Fada Riquet

Rice, Spinach, and Cheese

A truly delicious dish adored by children and appreciated by all. It is often made with leftovers and can be reheated many times. If any amount is left over, it can be used for Tout-Nus, Capoun, or Suppions Farcis.


  • 3 10-ounce packages frozen spinach
  • ½ cup raw rice
  • ½ cup milk
  • 4 tablespoons freshly grated Parmesan or Swiss cheese
  • 2 eggs, beaten
  • ½ teaspoon freshly grated nutmeg
  • salt
  • freshly ground pepper
  • 2 tablespoons olive oil


Take the spinach out of the freezer for at least 1 hour before cooking.

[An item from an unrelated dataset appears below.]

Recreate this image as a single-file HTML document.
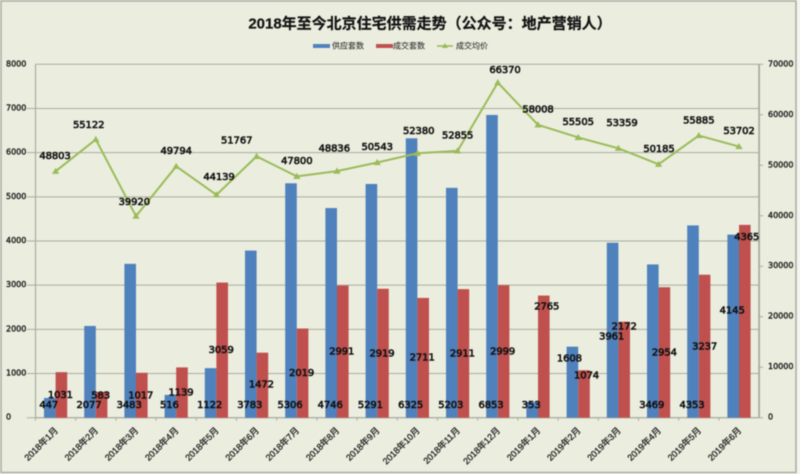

Bring a pot of salted water to a boil. Add the rice and cook for 15 minutes. Add the spinach and cook for 10 minutes more. Drain the rice and the spinach in a colander, pressing out as much liquid as possible. They should not be overcooked.

Place the spinach and rice in a heavy-bottomed pan and add the milk. Cook over low heat and, stirring rapidly, add the cheese and eggs. Add the nutmeg, salt, and pepper. After 4 or 5 minutes, add the olive oil and blend well. Serve with a bowl of grated cheese on the side.